OJK Ingatkan Pinjaman ke Rentenir Pakai Suku Bunga Mencekik
Reporter
Didit Hariyadi (Kontributor)
Editor
Rr. Ariyani Yakti Widyastuti
Sabtu, 9 November 2019 12:53 WIB
TEMPO.CO, Makassar - Otoritas Jasa Keuangan atau OJK mengingatkan masyarakat agar tak tergiur dengan iming-iming pinjaman ke tengkulak atau rentenir yang bisa cair dengan lebih cepat dan mudah persyaratannya. Sebab, biasanya pinjaman itu menggunakan suku bunga yang sangat tinggi.
Kepala OJK Regional VI Sulawesi, Maluku, Papua (Sulampua), Zulmi, menyatakan, masih banyak temuan para nelayan yang mendapat pinjaman ke tengkulak. Syaratnya, hasil tangkapan nelayan tersebut dijual ke mereka dengan harga separuh dari di pasaran. Zulmi mencontohkan, ikan terbang yang harga pasaran Rp 400 ribu per kilogram harus dijual ke pengepul Rp 200 ribu per kilogram.
Untuk memutus rantai pinjaman ilegal itu, OJK mengembangkan pola kemitraan. "Kita putus mata rantainya,” ucap Zulmi kepada Tempo pada Jumat malam 8 November 2019. OJK bekerja sama dengan pemerintah setempat dan lembaga jasa keuangan untuk mengedukasi masyarakat agar tidak meminjam secara ilegal lagi.
Selanjutnya masyarakat akan dibukakan rekening untuk dipinjamkan modal dengan suku bunga 7 persen per tahun. Dengan begitu maka tingkat kesejahteraan mereka lebih terjamin. “Itu salah satu cara kita memutus mata rantai pinjaman ilegal,” tutur Zulmi. Saat ini sebanyak 800 nelayan di Kabupaten Takalar yang telah mendapatkan fasilitas tersebut.
Tak hanya itu, lanjut Zulmi, para petani dan pedagang di pasar juga mendapatkan fasilitasi agar tak meminjam modal ke rentenir. Misalnya petani singkong hasil taninya itu dijual ke Mayora kemudian dipotong untuk cicilan ke bank karena sekarang mereka sudah mendapatkan kredit usaha rakyat (KUR).
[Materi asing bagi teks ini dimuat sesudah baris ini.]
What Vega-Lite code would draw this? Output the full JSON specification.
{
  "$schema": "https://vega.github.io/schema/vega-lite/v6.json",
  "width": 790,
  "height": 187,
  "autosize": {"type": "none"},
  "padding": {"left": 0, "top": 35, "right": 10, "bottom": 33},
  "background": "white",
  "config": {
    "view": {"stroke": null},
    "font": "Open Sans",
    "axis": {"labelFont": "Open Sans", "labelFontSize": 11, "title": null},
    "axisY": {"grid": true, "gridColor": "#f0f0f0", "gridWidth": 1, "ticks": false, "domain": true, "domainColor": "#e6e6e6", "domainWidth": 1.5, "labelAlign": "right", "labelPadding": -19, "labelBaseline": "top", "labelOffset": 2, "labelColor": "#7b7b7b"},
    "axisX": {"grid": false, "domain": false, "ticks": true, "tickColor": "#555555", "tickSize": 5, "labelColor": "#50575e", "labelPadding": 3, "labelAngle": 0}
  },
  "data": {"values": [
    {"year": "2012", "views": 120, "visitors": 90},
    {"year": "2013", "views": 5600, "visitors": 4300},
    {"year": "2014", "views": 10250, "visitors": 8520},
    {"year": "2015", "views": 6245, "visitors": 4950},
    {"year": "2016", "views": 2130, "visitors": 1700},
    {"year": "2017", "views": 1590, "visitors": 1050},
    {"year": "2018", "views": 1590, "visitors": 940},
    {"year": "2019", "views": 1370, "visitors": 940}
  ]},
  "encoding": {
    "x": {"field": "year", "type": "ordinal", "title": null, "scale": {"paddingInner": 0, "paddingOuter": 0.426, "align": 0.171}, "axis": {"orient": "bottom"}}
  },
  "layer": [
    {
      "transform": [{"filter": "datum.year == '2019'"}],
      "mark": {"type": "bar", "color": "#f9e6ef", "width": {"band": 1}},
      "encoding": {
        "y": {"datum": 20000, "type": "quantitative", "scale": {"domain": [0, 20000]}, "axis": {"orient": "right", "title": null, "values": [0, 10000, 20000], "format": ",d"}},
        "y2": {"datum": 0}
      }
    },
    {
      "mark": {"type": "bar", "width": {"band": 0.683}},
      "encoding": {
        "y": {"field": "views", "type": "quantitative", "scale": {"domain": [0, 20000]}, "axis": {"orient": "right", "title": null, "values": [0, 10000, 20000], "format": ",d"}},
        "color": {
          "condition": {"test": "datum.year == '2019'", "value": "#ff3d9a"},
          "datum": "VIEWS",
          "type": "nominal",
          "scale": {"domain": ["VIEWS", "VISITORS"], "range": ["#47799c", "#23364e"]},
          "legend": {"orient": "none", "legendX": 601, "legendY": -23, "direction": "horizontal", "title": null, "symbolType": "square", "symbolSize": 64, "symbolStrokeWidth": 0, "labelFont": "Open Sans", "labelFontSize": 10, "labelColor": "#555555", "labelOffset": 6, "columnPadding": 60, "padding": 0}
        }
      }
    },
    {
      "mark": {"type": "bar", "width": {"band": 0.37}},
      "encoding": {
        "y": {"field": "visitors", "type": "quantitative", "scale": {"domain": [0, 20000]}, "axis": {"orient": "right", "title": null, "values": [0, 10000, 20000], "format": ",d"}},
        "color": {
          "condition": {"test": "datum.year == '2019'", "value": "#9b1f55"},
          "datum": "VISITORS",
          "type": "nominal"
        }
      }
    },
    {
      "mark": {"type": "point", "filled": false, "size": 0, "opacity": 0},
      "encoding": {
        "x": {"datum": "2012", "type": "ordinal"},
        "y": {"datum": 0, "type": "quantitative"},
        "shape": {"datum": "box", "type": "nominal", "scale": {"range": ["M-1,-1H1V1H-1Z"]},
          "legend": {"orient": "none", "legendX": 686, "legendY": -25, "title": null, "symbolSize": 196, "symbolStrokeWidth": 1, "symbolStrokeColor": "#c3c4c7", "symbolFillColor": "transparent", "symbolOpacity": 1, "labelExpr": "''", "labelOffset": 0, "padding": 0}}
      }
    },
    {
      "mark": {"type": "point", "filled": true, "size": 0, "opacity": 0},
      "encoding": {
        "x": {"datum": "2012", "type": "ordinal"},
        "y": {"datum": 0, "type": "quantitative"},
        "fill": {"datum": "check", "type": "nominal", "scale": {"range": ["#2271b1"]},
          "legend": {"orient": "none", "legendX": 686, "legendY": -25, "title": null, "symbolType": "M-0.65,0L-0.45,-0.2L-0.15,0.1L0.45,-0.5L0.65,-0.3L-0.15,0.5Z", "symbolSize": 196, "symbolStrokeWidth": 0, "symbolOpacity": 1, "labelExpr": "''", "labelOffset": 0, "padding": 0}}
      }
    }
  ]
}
Kemudian pedang sayur di pasar yang diamati selama ini, mereka pinjam Rp 500 ribu pagi dan sorenya harus kembalikan Rp 600 ribu. “Suku bunganya sehari itu berapa? Jadi untuk berantas rentenir kita lakukan bisnis matching,” ucap Zulmi.
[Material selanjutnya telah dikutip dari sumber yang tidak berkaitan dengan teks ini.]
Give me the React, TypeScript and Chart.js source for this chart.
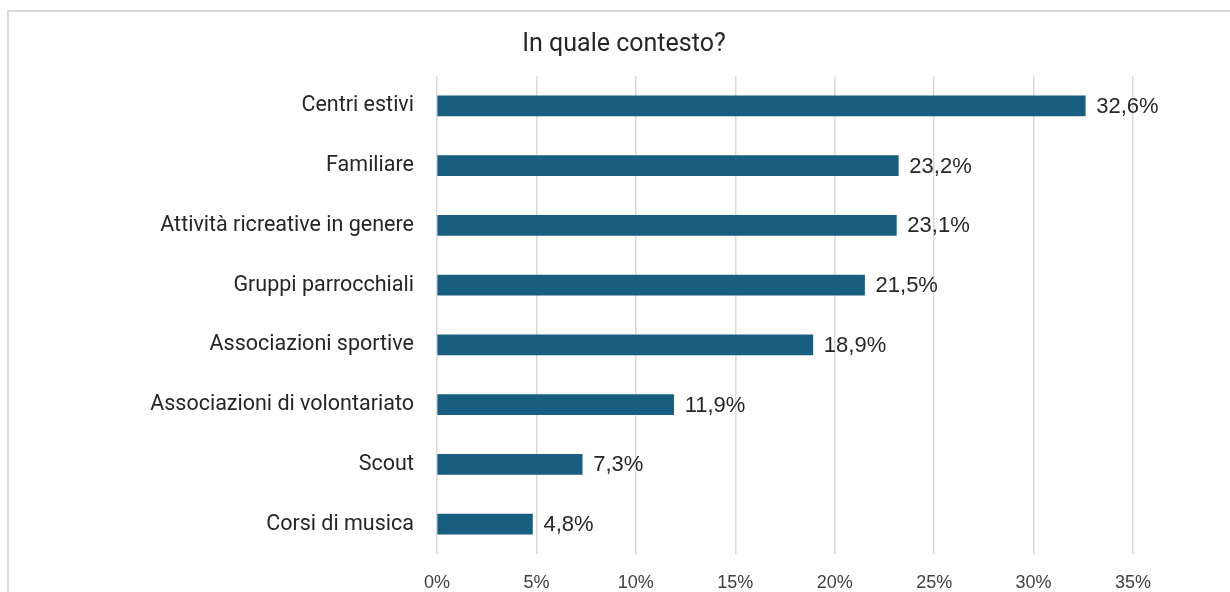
import React, { useEffect, useRef } from "react";
import { Chart, registerables } from "chart.js";

Chart.register(...registerables);

const categories = [
  "Centri estivi",
  "Familiare",
  "Attività ricreative in genere",
  "Gruppi parrocchiali",
  "Associazioni sportive",
  "Associazioni di volontariato",
  "Scout",
  "Corsi di musica",
];
const values = [32.6, 23.2, 23.1, 21.5, 18.9, 11.9, 7.3, 4.8];
const chartTitle = "In quale contesto?";
const xMax = 35;
const xStep = 5;

const fmt = (v: number) => v.toFixed(1).replace(".", ",") + "%";

const dataLabelPlugin = {
  id: "dataLabels",
  afterDatasetsDraw(chart: any) {
    const ctx = chart.ctx;
    const meta = chart.getDatasetMeta(0);
    ctx.save();
    ctx.font = "22px 'Liberation Sans', Arial, sans-serif";
    ctx.fillStyle = "#262626";
    ctx.textAlign = "left";
    ctx.textBaseline = "middle";
    meta.data.forEach((el: any, i: number) => {
      ctx.fillText(fmt(values[i]), el.x + 11, el.y + 1);
    });
    ctx.restore();
  },
};

export default function App() {
  const ref = useRef<HTMLCanvasElement | null>(null);

  useEffect(() => {
    if (!ref.current) return;
    const chart = new Chart(ref.current, {
      type: "bar",
      data: {
        labels: categories,
        datasets: [
          {
            data: values,
            backgroundColor: "#185E80",
            borderWidth: 0,
            barThickness: 20,
          },
        ],
      },
      plugins: [dataLabelPlugin],
      options: {
        indexAxis: "y",
        animation: false,
        responsive: false,
        maintainAspectRatio: false,
        layout: { padding: { left: 115, right: 97, top: 0, bottom: 0 } },
        plugins: {
          legend: { display: false },
          tooltip: { enabled: false },
          title: {
            display: true,
            text: chartTitle,
            color: "#262626",
            font: { family: "Roboto, 'Liberation Sans', sans-serif", size: 25, weight: "normal", lineHeight: 1.2 },
            padding: { top: 30, bottom: 16 },
          },
        },
        scales: {
          x: {
            min: 0,
            max: xMax,
            border: { display: false },
            grid: { color: "#d9d9d9", lineWidth: 1.5, drawTicks: false },
            ticks: {
              stepSize: xStep,
              padding: 18,
              color: "#404040",
              font: { family: "'Liberation Sans', Arial, sans-serif", size: 18 },
              callback: (v: any) => v + "%",
            },
            afterFit: (s: any) => {
              s.height = 38;
            },
          },
          y: {
            border: { display: false },
            grid: { display: false, drawTicks: false },
            ticks: {
              padding: 23,
              color: "#262626",
              font: { family: "Roboto, 'Liberation Sans', sans-serif", size: 21.5 },
            },
            afterFit: (s: any) => {
              s.width = 322;
            },
          },
        },
      },
    });
    return () => chart.destroy();
  }, []);

  return (
    <>
      <div
        style={{
          position: "fixed",
          left: 7,
          top: 10,
          width: 1300,
          height: 700,
          border: "2px solid #d9d9d9",
          boxSizing: "border-box",
          background: "#fff",
        }}
      />
      <canvas
        ref={ref}
        width={1230}
        height={592}
        style={{ position: "fixed", left: 0, top: 0, width: 1230, height: 592 }}
      />
    </>
  );
}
Gubernur Sulawesi Selatan, Nurdin Abdullah mengakui jika masyarakat cenderung mencari pinjaman modal ke rentenir, dengan bunga selangit. Alasannya karena lebih cepat dan mudah persyaratannya. “Masih banyak masyarakat kita yang cenderung cari pinjaman ilegal,” ucapnya.
Padahal pemerintah telah berkomitmen mendorong program Percepatan Akses Keuangan Daerah (PAKD) di 24 kabupaten/kota. Itu untuk memajukan inklusi keuangan di tingkat kabupaten. “Kita ingin semua bersinergi agar bisa meningkatkan kesejahteraan masyarakat,” ujarnya.
Saat ini industri keuangan non bank (IKNB), total aset dana pensiun tumbuh 7,63 persen menjadi Rp 1,03 triliun. Piutang perusahaan pembiayaan tumbuh 10,70 persen menjadi Rp 13,54 triliun, dan pinjaman yang disalurkan perusahaan pegadaian tumbuh tinggi 17,13 persen menjadi Rp 3,88 triliun.